A key week for Greece's economic future drew to a close on Friday with the country facing the very real threat that it's running out of money and key analysts warming to the idea that it could be on its way out of the euro zone.

Euro zone finance ministers are set to meet Friday to discuss Greece's latest proposals to extend its loan agreement. But with Germany already rejecting the plan, there is very little hope that an agreement will be announced. Another meeting in Brussels for next week was already being touted before Friday's meeting even began.
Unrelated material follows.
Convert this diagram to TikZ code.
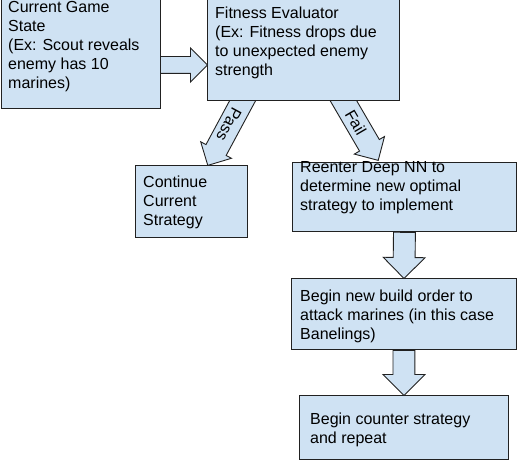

The main problem for the fiscally disciplined countries like Germany is that, despite the ground Greece has given up in the last week, it is still asking for the bailout loan without all of the strict austerity conditions that come with the money.
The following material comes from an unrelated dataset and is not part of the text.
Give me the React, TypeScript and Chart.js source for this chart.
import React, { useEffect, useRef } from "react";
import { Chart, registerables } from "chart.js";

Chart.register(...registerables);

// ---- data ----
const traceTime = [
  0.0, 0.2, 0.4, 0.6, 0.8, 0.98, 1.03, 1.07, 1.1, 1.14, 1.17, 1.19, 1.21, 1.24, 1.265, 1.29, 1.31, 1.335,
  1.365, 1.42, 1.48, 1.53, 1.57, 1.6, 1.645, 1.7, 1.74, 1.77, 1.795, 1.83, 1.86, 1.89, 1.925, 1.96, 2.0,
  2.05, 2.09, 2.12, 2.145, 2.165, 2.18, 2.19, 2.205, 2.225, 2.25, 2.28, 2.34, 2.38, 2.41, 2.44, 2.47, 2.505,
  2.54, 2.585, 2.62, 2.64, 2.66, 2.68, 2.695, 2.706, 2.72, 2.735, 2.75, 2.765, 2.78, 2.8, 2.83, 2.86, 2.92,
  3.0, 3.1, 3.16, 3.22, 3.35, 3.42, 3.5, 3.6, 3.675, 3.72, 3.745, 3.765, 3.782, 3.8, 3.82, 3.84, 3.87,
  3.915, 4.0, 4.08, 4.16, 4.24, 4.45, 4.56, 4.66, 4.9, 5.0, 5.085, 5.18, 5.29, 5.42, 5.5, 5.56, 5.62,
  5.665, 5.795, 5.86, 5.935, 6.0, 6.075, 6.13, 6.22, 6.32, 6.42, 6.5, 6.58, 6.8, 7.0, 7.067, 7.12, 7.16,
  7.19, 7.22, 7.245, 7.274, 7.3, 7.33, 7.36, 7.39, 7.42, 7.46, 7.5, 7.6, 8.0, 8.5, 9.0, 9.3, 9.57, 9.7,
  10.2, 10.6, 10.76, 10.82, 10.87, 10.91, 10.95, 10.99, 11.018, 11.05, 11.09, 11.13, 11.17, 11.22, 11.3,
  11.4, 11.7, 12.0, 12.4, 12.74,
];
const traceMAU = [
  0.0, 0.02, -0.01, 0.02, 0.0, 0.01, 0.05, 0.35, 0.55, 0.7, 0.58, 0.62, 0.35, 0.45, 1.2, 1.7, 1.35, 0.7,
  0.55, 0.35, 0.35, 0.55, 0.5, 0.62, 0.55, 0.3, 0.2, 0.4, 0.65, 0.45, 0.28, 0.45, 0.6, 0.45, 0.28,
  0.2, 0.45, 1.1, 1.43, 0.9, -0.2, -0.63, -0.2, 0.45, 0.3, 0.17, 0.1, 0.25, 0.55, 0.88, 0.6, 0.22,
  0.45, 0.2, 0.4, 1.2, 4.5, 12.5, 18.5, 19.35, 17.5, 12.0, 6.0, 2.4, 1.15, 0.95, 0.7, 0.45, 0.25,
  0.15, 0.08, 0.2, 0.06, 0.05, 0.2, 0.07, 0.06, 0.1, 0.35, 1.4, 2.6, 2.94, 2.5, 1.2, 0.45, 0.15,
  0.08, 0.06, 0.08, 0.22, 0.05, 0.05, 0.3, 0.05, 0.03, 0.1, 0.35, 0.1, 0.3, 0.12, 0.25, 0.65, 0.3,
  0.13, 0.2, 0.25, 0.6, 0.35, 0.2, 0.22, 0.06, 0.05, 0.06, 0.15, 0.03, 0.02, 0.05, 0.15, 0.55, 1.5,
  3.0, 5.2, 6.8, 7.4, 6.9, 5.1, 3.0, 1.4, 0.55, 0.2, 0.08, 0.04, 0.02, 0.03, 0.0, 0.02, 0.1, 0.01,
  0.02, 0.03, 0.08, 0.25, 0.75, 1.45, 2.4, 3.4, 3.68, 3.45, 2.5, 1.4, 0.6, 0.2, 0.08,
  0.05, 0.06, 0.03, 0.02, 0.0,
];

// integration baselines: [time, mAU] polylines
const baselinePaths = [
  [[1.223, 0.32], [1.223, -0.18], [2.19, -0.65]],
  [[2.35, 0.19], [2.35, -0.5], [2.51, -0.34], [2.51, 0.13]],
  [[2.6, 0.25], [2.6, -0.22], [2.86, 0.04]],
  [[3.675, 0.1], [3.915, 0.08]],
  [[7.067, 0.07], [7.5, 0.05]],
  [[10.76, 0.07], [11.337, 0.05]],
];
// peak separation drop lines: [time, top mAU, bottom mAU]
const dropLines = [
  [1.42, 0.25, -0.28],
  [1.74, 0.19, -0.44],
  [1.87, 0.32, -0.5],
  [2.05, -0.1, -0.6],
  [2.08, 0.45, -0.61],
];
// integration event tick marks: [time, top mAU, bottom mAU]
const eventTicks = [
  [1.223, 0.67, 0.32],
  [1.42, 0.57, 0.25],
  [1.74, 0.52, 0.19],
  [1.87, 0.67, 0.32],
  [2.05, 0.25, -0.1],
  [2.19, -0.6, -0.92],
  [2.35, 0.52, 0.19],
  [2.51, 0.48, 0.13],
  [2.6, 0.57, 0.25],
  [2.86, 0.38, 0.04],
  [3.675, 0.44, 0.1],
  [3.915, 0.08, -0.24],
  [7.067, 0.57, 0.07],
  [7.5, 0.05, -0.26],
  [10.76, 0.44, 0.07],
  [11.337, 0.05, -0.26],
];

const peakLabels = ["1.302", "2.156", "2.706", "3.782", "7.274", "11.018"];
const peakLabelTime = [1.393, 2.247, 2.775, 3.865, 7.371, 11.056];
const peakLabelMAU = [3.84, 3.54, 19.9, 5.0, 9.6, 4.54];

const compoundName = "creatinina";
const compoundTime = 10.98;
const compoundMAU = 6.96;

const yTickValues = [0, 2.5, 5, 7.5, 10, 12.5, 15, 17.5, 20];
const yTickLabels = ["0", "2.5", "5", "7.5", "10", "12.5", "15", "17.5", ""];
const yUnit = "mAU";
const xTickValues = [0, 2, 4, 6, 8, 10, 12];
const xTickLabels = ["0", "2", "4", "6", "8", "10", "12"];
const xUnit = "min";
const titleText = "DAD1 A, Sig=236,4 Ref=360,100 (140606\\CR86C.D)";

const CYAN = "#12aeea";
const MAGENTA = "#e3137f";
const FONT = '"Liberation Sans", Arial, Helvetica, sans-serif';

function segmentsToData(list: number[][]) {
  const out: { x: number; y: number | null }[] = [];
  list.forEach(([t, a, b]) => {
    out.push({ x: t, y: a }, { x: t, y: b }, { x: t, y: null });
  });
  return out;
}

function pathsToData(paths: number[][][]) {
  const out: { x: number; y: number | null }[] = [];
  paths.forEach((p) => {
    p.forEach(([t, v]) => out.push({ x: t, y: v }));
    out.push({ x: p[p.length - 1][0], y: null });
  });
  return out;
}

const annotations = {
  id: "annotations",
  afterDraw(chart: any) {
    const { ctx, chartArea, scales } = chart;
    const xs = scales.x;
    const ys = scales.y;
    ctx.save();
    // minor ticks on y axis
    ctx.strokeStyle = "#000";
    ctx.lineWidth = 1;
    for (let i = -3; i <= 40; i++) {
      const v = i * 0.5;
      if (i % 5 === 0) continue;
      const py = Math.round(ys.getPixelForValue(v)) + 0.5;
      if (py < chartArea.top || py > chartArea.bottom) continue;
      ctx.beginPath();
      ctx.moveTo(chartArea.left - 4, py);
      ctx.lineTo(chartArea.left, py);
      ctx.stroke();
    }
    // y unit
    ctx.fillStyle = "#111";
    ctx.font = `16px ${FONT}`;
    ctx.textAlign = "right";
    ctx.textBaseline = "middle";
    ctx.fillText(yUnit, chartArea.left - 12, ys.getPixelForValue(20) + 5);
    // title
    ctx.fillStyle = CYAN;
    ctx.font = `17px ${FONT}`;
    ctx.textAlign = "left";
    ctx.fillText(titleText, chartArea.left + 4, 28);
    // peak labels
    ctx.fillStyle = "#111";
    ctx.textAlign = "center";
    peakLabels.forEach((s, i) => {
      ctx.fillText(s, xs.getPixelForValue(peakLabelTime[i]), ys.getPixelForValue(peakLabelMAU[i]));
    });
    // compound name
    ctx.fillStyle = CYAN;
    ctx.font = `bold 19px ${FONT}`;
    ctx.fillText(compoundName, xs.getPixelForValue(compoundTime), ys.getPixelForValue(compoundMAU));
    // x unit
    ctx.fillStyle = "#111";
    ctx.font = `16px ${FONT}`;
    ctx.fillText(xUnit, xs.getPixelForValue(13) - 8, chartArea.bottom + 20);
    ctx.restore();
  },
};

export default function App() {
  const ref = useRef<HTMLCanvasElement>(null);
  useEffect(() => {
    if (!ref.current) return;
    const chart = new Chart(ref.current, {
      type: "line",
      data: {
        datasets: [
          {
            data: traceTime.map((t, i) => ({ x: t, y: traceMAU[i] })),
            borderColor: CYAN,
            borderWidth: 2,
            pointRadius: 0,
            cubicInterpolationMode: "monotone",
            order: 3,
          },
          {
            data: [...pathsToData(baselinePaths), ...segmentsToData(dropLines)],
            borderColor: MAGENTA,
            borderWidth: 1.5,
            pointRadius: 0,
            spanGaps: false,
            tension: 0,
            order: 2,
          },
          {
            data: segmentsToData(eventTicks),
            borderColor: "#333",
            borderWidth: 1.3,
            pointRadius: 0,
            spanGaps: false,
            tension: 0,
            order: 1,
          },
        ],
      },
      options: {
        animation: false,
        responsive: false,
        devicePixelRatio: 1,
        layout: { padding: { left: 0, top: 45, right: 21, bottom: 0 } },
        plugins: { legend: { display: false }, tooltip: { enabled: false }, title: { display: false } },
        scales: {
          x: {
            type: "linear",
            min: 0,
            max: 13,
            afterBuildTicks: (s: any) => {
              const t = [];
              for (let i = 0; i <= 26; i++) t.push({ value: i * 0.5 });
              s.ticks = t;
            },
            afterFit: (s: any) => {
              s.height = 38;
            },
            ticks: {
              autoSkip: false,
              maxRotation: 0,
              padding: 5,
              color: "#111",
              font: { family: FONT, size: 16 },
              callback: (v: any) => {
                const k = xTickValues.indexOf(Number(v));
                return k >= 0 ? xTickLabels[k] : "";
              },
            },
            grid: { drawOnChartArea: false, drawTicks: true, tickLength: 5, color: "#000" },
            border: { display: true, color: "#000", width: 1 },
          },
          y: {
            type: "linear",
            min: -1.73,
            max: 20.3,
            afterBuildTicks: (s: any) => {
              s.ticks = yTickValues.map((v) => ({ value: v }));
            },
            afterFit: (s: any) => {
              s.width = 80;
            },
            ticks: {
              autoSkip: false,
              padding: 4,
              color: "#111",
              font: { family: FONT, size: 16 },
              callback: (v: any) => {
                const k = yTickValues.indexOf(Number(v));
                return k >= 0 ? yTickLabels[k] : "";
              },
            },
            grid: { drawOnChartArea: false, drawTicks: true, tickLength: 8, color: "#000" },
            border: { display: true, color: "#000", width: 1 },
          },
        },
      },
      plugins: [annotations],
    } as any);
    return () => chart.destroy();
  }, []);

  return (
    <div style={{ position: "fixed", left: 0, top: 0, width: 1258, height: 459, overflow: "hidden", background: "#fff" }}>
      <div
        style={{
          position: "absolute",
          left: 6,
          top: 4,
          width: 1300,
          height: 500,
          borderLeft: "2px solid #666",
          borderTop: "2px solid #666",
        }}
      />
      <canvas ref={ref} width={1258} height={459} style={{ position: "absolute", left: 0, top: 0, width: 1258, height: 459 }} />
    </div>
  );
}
Greek economist Elena Panaritis, former member of the Greek Parliament and the World Bank, drew comparisons with the collapse of the Lehman Brothers in 2008. As with the fall of the big U.S. bank, market-watchers feel euro zone policymakers want to show the world they will only be pushed so far — with the result being Greece would be allowed to exit the euro zone.

Panaritis thought there was a "political statement as well as economic statement" being made during the negotiations. Randy Kroszner, a former U.S. Federal Reserve governor and the professor of economics at the University of Chicago Booth School of Business, agreed that there were comparisons between the two events.

"I think there a parallel, but the tools exist if the European Union wants to keep Greece in and if Greece is willing to stay in," he told CNBC Friday. "Even though it may be quite ugly, the likelihood of complete chaos is much lower. So that gives policymakers more willingness to say 'Hey, we'll take that risk'."


'Grexit' searches peak

Greek concerns have roiled markets since the anti-austerity Syriza Party came to power in Greece in January and have been a major focus all over the globe. Data from Google reveals that searches for the term "Grexit," a shortening of "Greek exit," has surged and has dwarfed similar interest shown throughout the whole of the euro zone sovereign debt crisis which begun in 2011.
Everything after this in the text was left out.